▶ **WHAT IS BEING ASKED**
From the first line of the data below through the line holding "actual = [3.02, 2.34, 2.03, 1.96, 1.99, 2.27, 2.47]", output each line exactly and leave the pictures out.
┏━━
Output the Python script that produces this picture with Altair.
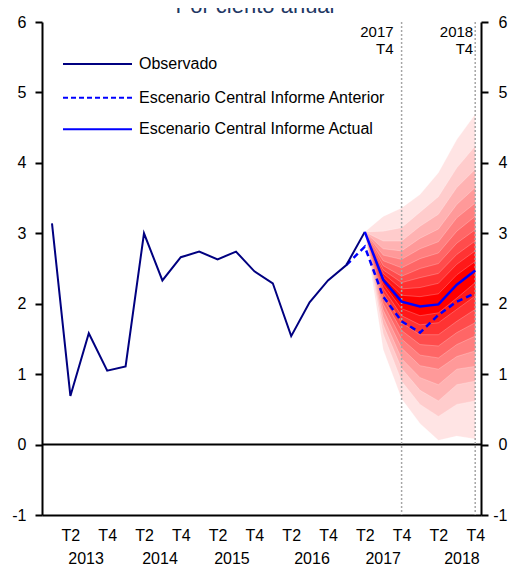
import altair as alt
import pandas as pd

# ---------------- data ----------------
# quarter index: 0 = 2013 T1 ... 23 = 2018 T4
obs_q = list(range(18))
observado = [3.14, 0.69, 1.58, 1.05, 1.11, 3.00, 2.33, 2.66, 2.74, 2.63,
             2.74, 2.46, 2.29, 1.54, 2.02, 2.33, 2.55, 3.02]

ant_q = [16, 17, 18, 19, 20, 21, 22, 23]
anterior = [2.55, 2.81, 2.10, 1.75, 1.59, 1.84, 2.03, 2.15]

act_q = [17, 18, 19, 20, 21, 22, 23]
actual = [3.02, 2.34, 2.03, 1.96, 1.99, 2.27, 2.47]

fan_q = [17, 18, 19, 20, 21, 22, 23]
# band limits, level 1 = innermost ... level 10 = outermost
fan_upper = [
    [3.02, 2.38, 2.12, 2.10, 2.14, 2.41, 2.60],
    [3.02, 2.43, 2.21, 2.23, 2.29, 2.56, 2.75],
    [3.02, 2.48, 2.30, 2.37, 2.43, 2.70, 2.89],
    [3.02, 2.54, 2.39, 2.50, 2.57, 2.86, 3.05],
    [3.02, 2.61, 2.51, 2.64, 2.72, 3.03, 3.24],
    [3.02, 2.69, 2.63, 2.78, 2.88, 3.22, 3.43],
    [3.02, 2.78, 2.75, 2.93, 3.06, 3.41, 3.65],
    [3.02, 2.89, 2.89, 3.10, 3.27, 3.65, 3.91],
    [3.02, 3.03, 3.08, 3.30, 3.52, 3.93, 4.24],
    [3.02, 3.24, 3.36, 3.55, 3.86, 4.33, 4.69],
]
fan_lower = [
    [3.02, 2.28, 1.93, 1.83, 1.87, 2.08, 2.30],
    [3.02, 2.22, 1.83, 1.70, 1.73, 1.92, 2.11],
    [3.02, 2.15, 1.73, 1.56, 1.56, 1.75, 1.92],
    [3.02, 2.08, 1.62, 1.42, 1.40, 1.59, 1.73],
    [3.02, 2.00, 1.50, 1.27, 1.23, 1.42, 1.54],
    [3.02, 1.91, 1.37, 1.12, 1.07, 1.25, 1.33],
    [3.02, 1.81, 1.22, 0.95, 0.85, 1.07, 1.11],
    [3.02, 1.70, 1.08, 0.77, 0.62, 0.85, 0.90],
    [3.02, 1.57, 0.90, 0.57, 0.40, 0.57, 0.62],
    [3.02, 1.35, 0.65, 0.30, 0.06, 0.12, 0.08],
]
fan_colors = ["#FF0000", "#FF1919", "#FF3333", "#FF4C4C", "#FF6666",
              "#FF7F7F", "#FF9999", "#FFB2B2", "#FFCCCC", "#FFE4E4"]

x_tick_q = [1, 3, 5, 7, 9, 11, 13, 15, 17, 19, 21, 23]
x_tick_labels = ["T2", "T4", "T2", "T4", "T2", "T4", "T2", "T4", "T2", "T4", "T2", "T4"]
year_labels = ["2013", "2014", "2015", "2016", "2017", "2018"]
year_pos = [1.85, 5.87, 9.78, 14.13, 18.0, 22.28]
y_ticks = [-1, 0, 1, 2, 3, 4, 5, 6]

vline_q = [19, 23]
vline_labels = ["2017\nT4", "2018\nT4"]

legend_labels = ["Observado", "Escenario Central Informe Anterior",
                 "Escenario Central Informe Actual"]

FONT = "Liberation Sans"
NAVY = "#000080"
BLUE = "#0000FF"

xscale = alt.Scale(domain=[-0.543, 23.315], nice=False, zero=False)
yscale = alt.Scale(domain=[-1, 6], nice=False, zero=False)
Y_LABEL_EXPR = "datum.value < 0 ? '-' + (-datum.value) : '' + datum.value"


def X(field="q"):
    return alt.X(f"{field}:Q", scale=xscale, axis=None)


def Y(field="v"):
    return alt.Y(f"{field}:Q", scale=yscale, axis=None)


layers = []

# fan bands, outermost first
for lvl in range(len(fan_upper) - 1, -1, -1):
    df = pd.DataFrame({"q": fan_q, "lo": fan_lower[lvl], "hi": fan_upper[lvl]})
    layers.append(
        alt.Chart(df).mark_area(color=fan_colors[lvl], stroke="white",
                                strokeWidth=0.4, strokeOpacity=0.6)
        .encode(x=X(), y=Y("lo"), y2="hi:Q")
    )

# zero line
zero_df = pd.DataFrame({"v": [0]})
layers.append(
    alt.Chart(zero_df).mark_rule(color="black", strokeWidth=2)
    .encode(y=Y("v"), x=alt.value(0), x2=alt.value(439))
)

# vertical dotted lines
vl_df = pd.DataFrame({"q": vline_q, "lab": vline_labels, "top": [6, 6], "bot": [-1, -1]})
layers.append(
    alt.Chart(vl_df).mark_rule(color="#A6A6A6", strokeWidth=1.5, strokeDash=[2, 2])
    .encode(x=X(), y=Y("top"), y2="bot:Q")
)
layers.append(
    alt.Chart(vl_df.iloc[[0]]).mark_text(align="right", baseline="top", dx=-8,
                                         fontSize=15, lineBreak="\n", lineHeight=16.5,
                                         font=FONT, color="black")
    .encode(x=X(), y=alt.value(3), text="lab:N")
)
layers.append(
    alt.Chart(vl_df.iloc[[1]]).mark_text(align="right", baseline="top", dx=-2,
                                         fontSize=15, lineBreak="\n", lineHeight=16.5,
                                         font=FONT, color="black")
    .encode(x=X(), y=alt.value(3), text="lab:N")
)

# lines
ant_df = pd.DataFrame({"q": ant_q, "v": anterior})
layers.append(
    alt.Chart(ant_df).mark_line(color=BLUE, strokeWidth=2.5, strokeDash=[6, 4])
    .encode(x=X(), y=Y())
)
obs_df = pd.DataFrame({"q": obs_q, "v": observado})
layers.append(
    alt.Chart(obs_df).mark_line(color=NAVY, strokeWidth=2)
    .encode(x=X(), y=Y())
)
act_df = pd.DataFrame({"q": act_q, "v": actual})
layers.append(
    alt.Chart(act_df).mark_line(color=BLUE, strokeWidth=2.5)
    .encode(x=X(), y=Y())
)

# axes: left y + bottom x, then right y
label_array = "[" + ",".join(f"'{t}'" for t in x_tick_labels) + "]"
axis_df = pd.DataFrame({"q": [0], "v": [0]})
layers.append(
    alt.Chart(axis_df).mark_point(opacity=0)
    .encode(
        x=alt.X("q:Q", scale=xscale,
                axis=alt.Axis(orient="bottom", values=x_tick_q, tickSize=0,
                              labelExpr=f"{label_array}[(datum.value - 1) / 2]",
                              labelPadding=12, title=None, grid=False,
                              domainColor="black", domainWidth=2)),
        y=alt.Y("v:Q", scale=yscale,
                axis=alt.Axis(orient="left", values=y_ticks, tickSize=7, tickWidth=2,
                              tickColor="black", labelPadding=9, title=None,
                              labelExpr=Y_LABEL_EXPR,
                              grid=False, domainColor="black", domainWidth=2)),
    )
)
layers.append(
    alt.Chart(axis_df).mark_point(opacity=0)
    .encode(
        x=X(),
        y=alt.Y("v:Q", scale=yscale,
                axis=alt.Axis(orient="right", values=y_ticks, tickSize=7, tickWidth=2,
                              tickColor="black", labelPadding=19, labelAlign="right",
                              title=None, labelExpr=Y_LABEL_EXPR,
                              grid=False, domainColor="black", domainWidth=2)),
    )
)

# year labels
yr_df = pd.DataFrame({"q": year_pos, "lab": year_labels})
layers.append(
    alt.Chart(yr_df).mark_text(fontSize=16, font=FONT, color="black", baseline="middle")
    .encode(x=X(), y=alt.value(537), text="lab:N")
)

# legend
leg_y = [42, 75.7, 107.3]
leg_dash = [[1, 0], [5, 3], [1, 0]]
leg_color = [NAVY, BLUE, BLUE]
for lab, yy, dash, col in zip(legend_labels, leg_y, leg_dash, leg_color):
    ldf = pd.DataFrame({"lab": [lab]})
    layers.append(
        alt.Chart(ldf).mark_rule(color=col, strokeWidth=2, strokeDash=dash)
        .encode(x=alt.value(21), x2=alt.value(90), y=alt.value(yy))
    )
    layers.append(
        alt.Chart(ldf).mark_text(align="left", baseline="middle", fontSize=16,
                                 font=FONT, color="black")
        .encode(x=alt.value(97), y=alt.value(yy), text="lab:N")
    )

# title, cut off at the top as in the original
title_df = pd.DataFrame({"t": ["Por ciento anual"]})
layers.append(
    alt.Chart(title_df).mark_text(align="center", baseline="alphabetic", fontSize=22,
                                  font=FONT, color="#1F3864")
    .encode(x=alt.value(213), y=alt.value(-9), text="t:N")
)

chart = (
    alt.layer(*layers)
    .properties(width=439, height=493,
                autosize=alt.AutoSizeParams(type="none"),
                padding={"left": 34, "top": 14, "right": 27, "bottom": 51})
    .resolve_axis(x="independent", y="independent")
    .configure_view(stroke=None)
    .configure_axis(labelFont=FONT, labelFontSize=16, labelColor="black")
)

chart.save("out.html", embed_options={"renderer": "svg", "actions": False})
┗━━
▶ **THE REPLY**
Output the Python script that produces this picture with Altair.
import altair as alt
import pandas as pd

# ---------------- data ----------------
# quarter index: 0 = 2013 T1 ... 23 = 2018 T4
obs_q = list(range(18))
observado = [3.14, 0.69, 1.58, 1.05, 1.11, 3.00, 2.33, 2.66, 2.74, 2.63,
             2.74, 2.46, 2.29, 1.54, 2.02, 2.33, 2.55, 3.02]

ant_q = [16, 17, 18, 19, 20, 21, 22, 23]
anterior = [2.55, 2.81, 2.10, 1.75, 1.59, 1.84, 2.03, 2.15]

act_q = [17, 18, 19, 20, 21, 22, 23]
actual = [3.02, 2.34, 2.03, 1.96, 1.99, 2.27, 2.47]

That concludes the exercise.